RESEARCH BRIEF:
Public Dollars Defending Prison Violence: What $68 Million Bought Alabama—and What It Could Have Built Instead
Executive Summary
Since 2020, the Alabama Department of Corrections (ADOC) has spent at least $68 million in taxpayer dollars on legal defense and settlements tied to violence, neglect, and preventable harm inside state prisons, while protecting abusive officers instead of firing them. This brief documents this spending and presents concrete alternatives that would have made Alabamians healthier, safer, and more secure.
Under the current system, people in state custody have been abused, tortured, sent to hospitals with life-threatening injuries, and even brutally murdered. Steven Davis, whose story is central to The Alabama Solution, was taken to the University of Alabama at Birmingham (UAB) in critical condition, then pronounced dead, after being repeatedly beaten by correctional officer Lt. Roderick Gadson.

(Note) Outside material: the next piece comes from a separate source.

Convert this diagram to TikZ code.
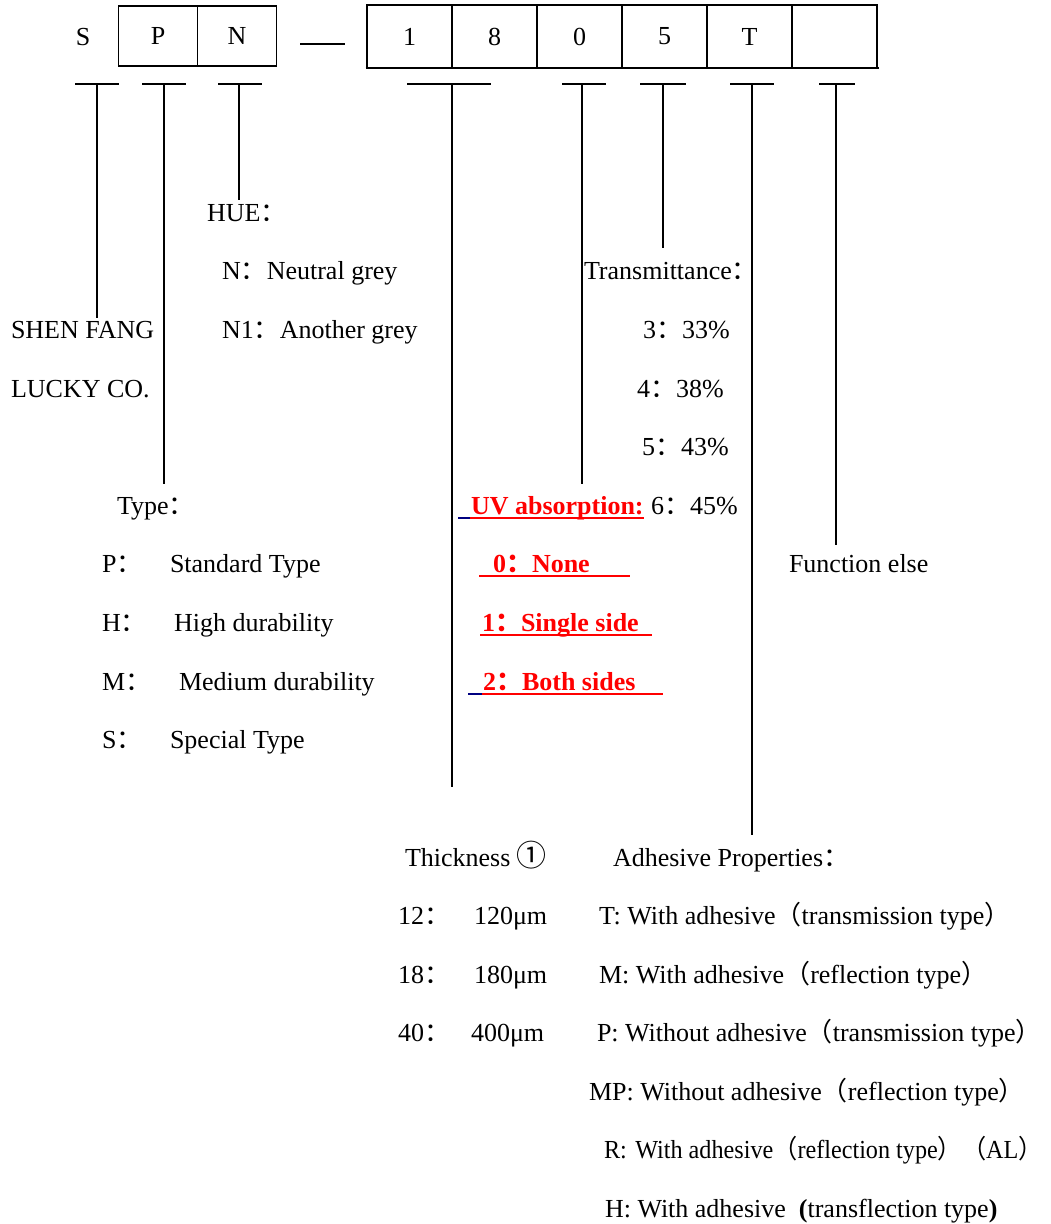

Getting rid of abusive, corrupt officers like Lt. Roderick Gadson doesn’t have to cost Alabama millions of dollars.
Time and time again in Alabama, taxpayer funds have been used to defend a system that enables murders, waste, abuse, and corruption, rather than to prevent them. All the while, killer officers like Gadson have been promoted – in his case, twice. The current spending pattern prioritizes defense and damage control. It treats violence, neglect, and failure inside the prison system as a normal outcome to be defended rather than conditions to be corrected.
That same $68 million could have delivered measurable, statewide benefits that make Alabamians healthier, safer, and more secure. For example, we could have paid for:
~3,000 substance use treatment placements, reducing cycles of incarceration and crisis
>1,100 correctional officers for one year, addressing staffing shortages the state itself has cited as a driver of unsafe conditions and ensuring that capacity or resource constraints are not part of the problem
>200 full medical degrees from UAB, expanding the state’s healthcare workforce for decades
~8,500 people receiving a full year of comprehensive mental health care, including therapy, psychiatry, and case management, reducing crises, suicide risk, and E.R. use
68 city-years* of violence interruption and reentry programs, reducing harm before it occurs (*funding one AL city for 68 years or 68 AL cities for one year)
~7,000 people housed post-release, strengthening reentry and reducing recidivism
>13,000 teachers to be supported with retention and classroom funding, stabilizing K–12 classrooms across Alabama at a time when education funds have been reallocated for prison construction
Taxpayer funds have been used to defend the system that produced these negative outcomes, and that waste continues to this day.